| 2 children among 5 deaths blamed on weird weather
| Wednesday, January 9, 2008
|REMINGTON, Indiana (AP) -- Flooded rivers began receding Wednesday across a swath of northern Indiana where three people drowned as melting snow and heavy rain swelled rivers during an unusual January warm streak.
Two of the victims were young children whose mother wasn't able to get them out of an SUV submerged in floodwaters.
Five deaths were blamed on flooding and tornadoes across the Midwest on Tuesday, the second day of severe weather fueled by unseasonable temperatures.
Tornadoes also blew through several states Monday and Tuesday.
Water had started receding along Indiana's Tippecanoe River, which had risen to record levels along a 20-mile stretch, but numerous roads were still blocked by water in the Monticello area, said White County emergency management director Gordon Cochran. He had no immediate estimate for how many homes were damaged.
"We're hoping that by midafternoon it's going to start going down enough that we can get to some of these places," Cochran said.
Elsewhere, as remnants of the storm system moved eastward, thunderstorms early Wednesday knocked out electricity to more than 70,000 homes and businesses in western New York, downing trees and power lines from Lake Erie to the Finger Lakes. Gusts of up to 75 mph were reported in Rochester, New York, the National Weather Service said.
The same system produced wind gusts to 63 mph during the night in Ohio, where at least 50,000 customers were blacked out Wednesday morning.
Flood warnings remained in effect Wednesday in parts of Illinois, Indiana, Ohio, Michigan and Missouri, the weather service said.
A tornado that hit Appleton, Arkansas, on Tuesday rolled a double-wide mobile home off its cinder block supports, killing a man and injuring his wife. The trailer appeared to have rolled for 50 yards before smashing against a stand of trees in the rural area, about 60 miles northwest of Little Rock.
"The tornado hit and ... it looked like his house pretty much exploded," Pope County Sheriff Jay Winters said. "It was taken completely off the blocks and just tore to pieces. They were both in the wreckage."
Kirk Killins, his girlfriend, and his father were heading toward his parents' house and storm cellar when his truck was halted by the tornado's force.
"I had it floored and it wasn't doing nothing. I looked to my right and the hay barn and shop just disappeared," Killins said.
"I don't know how we kept from getting killed," he said. "When the truck started spinning and I saw tin flying by, I thought this was it."
Killins said the tornado picked up one of his family's cows. The cow survived, even though the storm "probably carried her about three-quarters of a mile," he said.
The weather service declared tornado watches or warnings Tuesday in states including Missouri, Tennessee and Kentucky.
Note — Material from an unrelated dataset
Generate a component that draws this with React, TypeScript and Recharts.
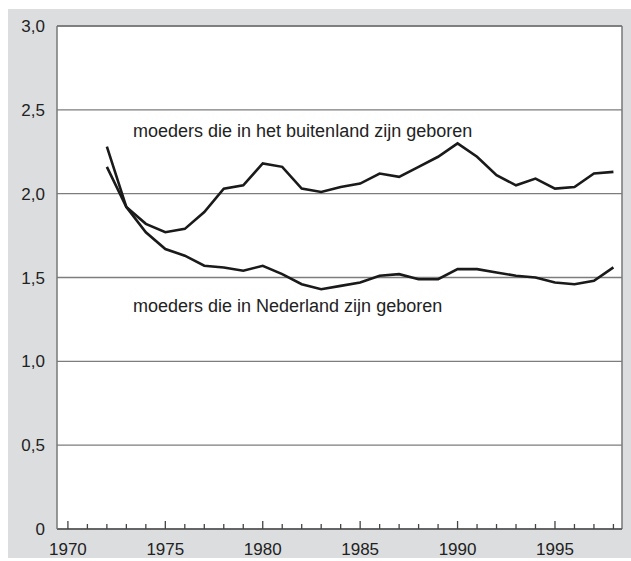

Several tornadoes were confirmed or reported Monday in Wisconsin, Arkansas, Illinois, Oklahoma and Missouri, where two people were killed.
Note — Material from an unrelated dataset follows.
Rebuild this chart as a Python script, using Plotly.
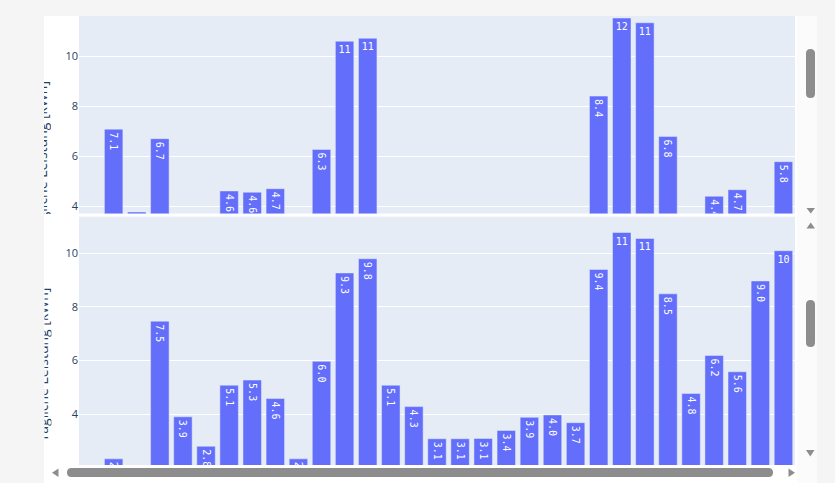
import plotly.graph_objects as go

# ---------------- data ----------------
days = list(range(1, 32))

# upper panel (values below the visible window are unknown -> None)
peak_top = [None, 7.08, 3.77, 6.7, None, None, 4.61, 4.56, 4.7, None,
            6.27, 10.59, 10.71, None, None, None, None, None, None, None,
            None, None, 8.4, 11.52, 11.33, 6.79, None, 4.4, 4.66, None,
            5.78]

# lower panel
peak_bottom = [None, 2.33, None, 7.47, 3.9, 2.8, 5.08, 5.27, 4.58, 2.33,
               5.97, 9.27, 9.8, 5.08, 4.28, 3.08, 3.08, 3.09, 3.39, 3.88,
               3.97, 3.68, 9.4, 10.78, 10.56, 8.49, 4.77, 6.19, 5.58, 8.97,
               10.1]

y_title = "Tägliche Leistung [kWh]"
y_ticks = [2, 4, 6, 8, 10]

# ---------------- geometry helpers (page pixels -> paper) ----------------
W, H = 835, 483
L, R, T, B = 79, 795, 16, 465
PW, PH = R - L, B - T


def px(x):
    return (x - L) / PW


def py(y):
    return (B - y) / PH


def P(x, y):
    return f"{px(x):.5f},{py(y):.5f}"


def rect(x0, y0, x1, y1, color):
    return dict(type="rect", xref="paper", yref="paper", x0=px(x0), x1=px(x1),
                y0=py(y1), y1=py(y0), fillcolor=color, line=dict(width=0),
                layer="below")


def vthumb(x0, x1, y0, y1, color):
    r = (x1 - x0) / 2
    xc = (x0 + x1) / 2
    path = (f"M {P(x0, y0 + r)} Q {P(x0, y0)} {P(xc, y0)} Q {P(x1, y0)} {P(x1, y0 + r)} "
            f"L {P(x1, y1 - r)} Q {P(x1, y1)} {P(xc, y1)} Q {P(x0, y1)} {P(x0, y1 - r)} Z")
    return dict(type="path", xref="paper", yref="paper", path=path,
                fillcolor=color, line=dict(width=0), layer="above")


def hthumb(x0, x1, y0, y1, color):
    r = (y1 - y0) / 2
    yc = (y0 + y1) / 2
    path = (f"M {P(x0 + r, y0)} L {P(x1 - r, y0)} Q {P(x1, y0)} {P(x1, yc)} Q {P(x1, y1)} {P(x1 - r, y1)} "
            f"L {P(x0 + r, y1)} Q {P(x0, y1)} {P(x0, yc)} Q {P(x0, y0)} {P(x0 + r, y0)} Z")
    return dict(type="path", xref="paper", yref="paper", path=path,
                fillcolor=color, line=dict(width=0), layer="above")


def tri(a, b, c, color):
    path = f"M {P(*a)} L {P(*b)} L {P(*c)} Z"
    return dict(type="path", xref="paper", yref="paper", path=path,
                fillcolor=color, line=dict(width=0), layer="above")


BAR = "#636efa"
TEXT = "#2a3f5f"
SB = "#8d8d8d"
BAR_FONT = dict(family="DejaVu Sans Mono, Liberation Mono, monospace", size=10)

fig = go.Figure()
fig.add_trace(go.Bar(x=days, y=peak_top, xaxis="x", yaxis="y",
                     marker=dict(color=BAR, line=dict(color="#E5ECF6", width=0.5)),
                     texttemplate="%{y:.2s}", textposition="auto",
                     textfont=BAR_FONT, showlegend=False))
fig.add_trace(go.Bar(x=days, y=peak_bottom, xaxis="x2", yaxis="y2",
                     marker=dict(color=BAR, line=dict(color="#E5ECF6", width=0.5)),
                     texttemplate="%{y:.2s}", textposition="auto",
                     textfont=BAR_FONT, showlegend=False))

ax_common = dict(range=[0.5, 31.5], showticklabels=False, showgrid=False,
                 zeroline=False, ticks="")
yax_common = dict(tickvals=y_ticks, showgrid=True, gridcolor="white", gridwidth=1,
                  zeroline=False, ticks="", tickfont=dict(size=11, color=TEXT))

shapes = [
    rect(0, 0, 44, 483, "#f5f5f5"),
    rect(0, 0, 835, 16, "#f5f5f5"),
    rect(817, 0, 835, 483, "#f5f5f5"),
    rect(797, 16, 817, 483, "#fbfbfb"),
    vthumb(806, 815, 49, 98, SB),
    vthumb(806, 815, 300, 347, SB),
    hthumb(67, 773, 468, 477, SB),
    tri((806.5, 208), (815, 208), (810.75, 213.5), SB),
    tri((806.5, 228.5), (815, 228.5), (810.75, 222.5), SB),
    tri((806, 450), (814.5, 450), (810.25, 456.5), SB),
    tri((58.5, 468.5), (58.5, 477), (52, 472.75), SB),
    tri((788.5, 468.5), (788.5, 477), (795, 472.75), SB),
]

annotations = [
    dict(text=y_title, xref="paper", yref="paper", x=px(47.5), y=py(147.5),
         xanchor="center", yanchor="middle", textangle=-90, showarrow=False,
         width=133, height=7, align="right", valign="bottom",
         font=dict(size=14, color=TEXT)),
    dict(text=y_title, xref="paper", yref="paper", x=px(47.5), y=py(365),
         xanchor="center", yanchor="middle", textangle=-90, showarrow=False,
         width=170, height=7, align="center", valign="bottom",
         font=dict(size=14, color=TEXT)),
]

fig.update_layout(
    template="plotly",
    width=W, height=H,
    margin=dict(l=L, r=W - R, t=T, b=H - B, autoexpand=False),
    paper_bgcolor="white", plot_bgcolor="#E5ECF6",
    font=dict(family="Open Sans, Verdana, Arial, sans-serif", color=TEXT),
    bargap=0.2,
    showlegend=False,
    xaxis=dict(domain=[0, 1], anchor="y", **ax_common),
    xaxis2=dict(domain=[0, 1], anchor="y2", **ax_common),
    yaxis=dict(domain=[py(213.5), 1], anchor="x", range=[3.71, 11.6], **yax_common),
    yaxis2=dict(domain=[0, py(216.7)], anchor="x2", range=[2.1, 11.37], **yax_common),
    shapes=shapes,
    annotations=annotations,
)

fig.write_html("out.html",
               config={"displayModeBar": False},
               post_script="document.body.style.margin='0';document.body.style.overflow='hidden';")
In northern Indiana, Megihann Leininger's SUV stalled Tuesday on a flooded road near Rochester, about 45 miles south of South Bend, before floating into deeper water, the Fulton County Sheriff's Department said.
The first officer on the scene could see nothing except its roof rack, Mentone Fire Chief Mike Yazel said. He said Leininger, 29, was able to come to the surface and put three of her children on the roof: Mariah Leininger, 4, Michael McDaniel, 1, and Canari Trigg, 3 months.
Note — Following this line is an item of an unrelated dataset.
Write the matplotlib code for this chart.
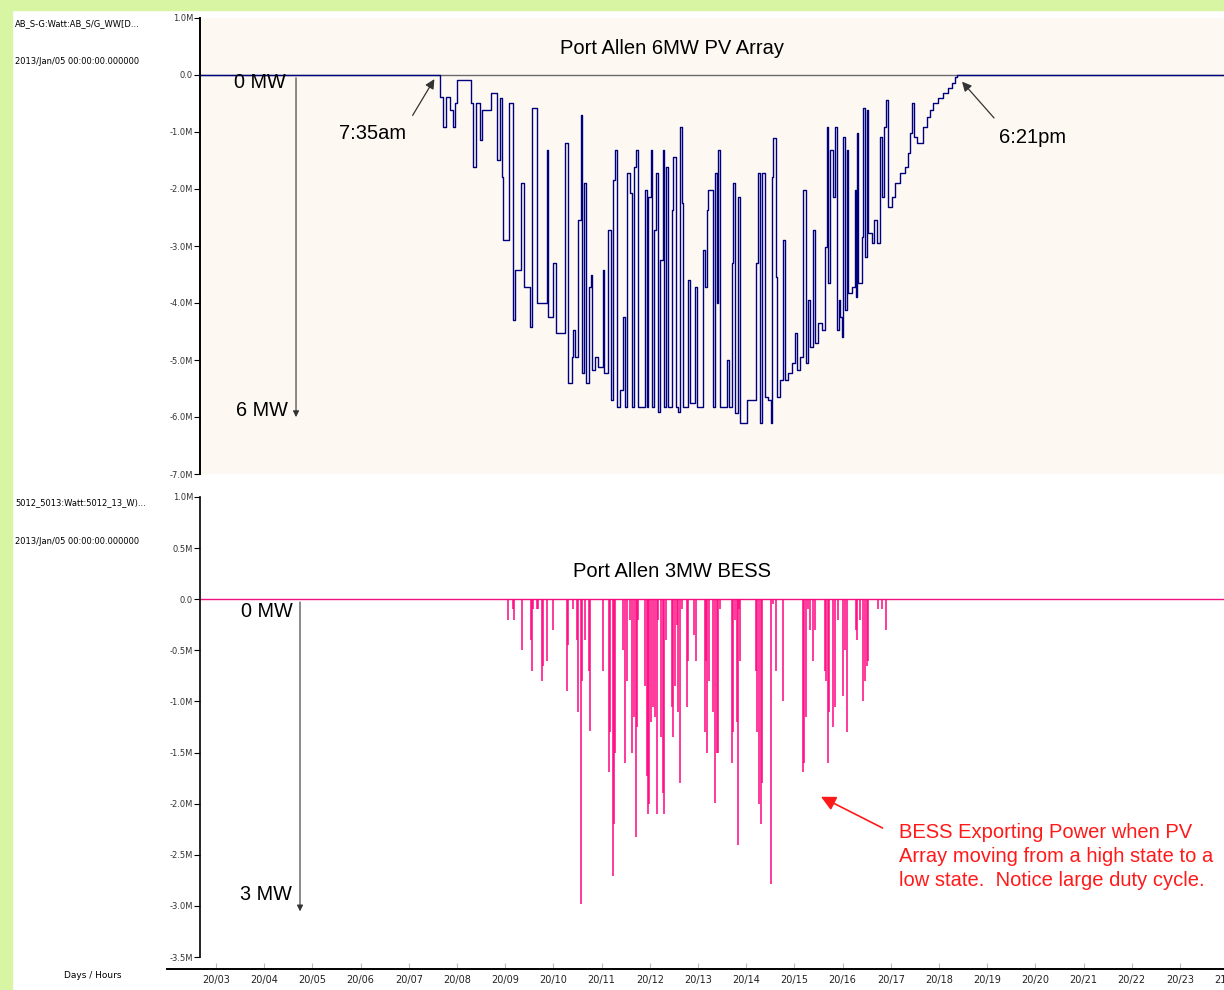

It took several minutes for crews to rescue the four, but there was nothing they could do for Shay Leininger, 5, and Ashley Pruitt, 2, who were trapped underwater.
"The water was too deep, too cold, too fast," Yazel said. Their mother "had to sit there on the roof, knowing that would be the worst part of the story," he said. Watch I-Reporter's video of streets flowing with water »
To the southwest in Jasper County, one man drowned in Remington when his truck was swept into Carpenter Creek, said Shawn Brown, a conservation officer with the Department of Natural Resources. Another man died Tuesday in eastern Illinois after high water swept his vehicle off a road and submerged it, Ford County authorities said.
As many as 150 people evacuated areas around Remington, Indiana, and in nearby White County boats were called to help move out hundreds of people in Monticello, Blue Water Beach and Diamond Point, local officials said.
The weather service reported near-record flooding at the Norway and Oakdale dams just north of Monticello, a city of 5,700 people about 90 miles northwest of Indianapolis. Officials ordered mandatory evacuations downstream from the Norway dam Tuesday night.
The Indiana Department of Transportation said several highways would be closed until water recedes.
The thunderstorms that dumped as much as 7 inches of rain on Indiana were accompanied by record warmth across much of the eastern half of the nation. Boston reached 67 degrees, Atlantic City, New Jersey, hit 68 and Syracuse, New York, reached 70 -- tying a record for January.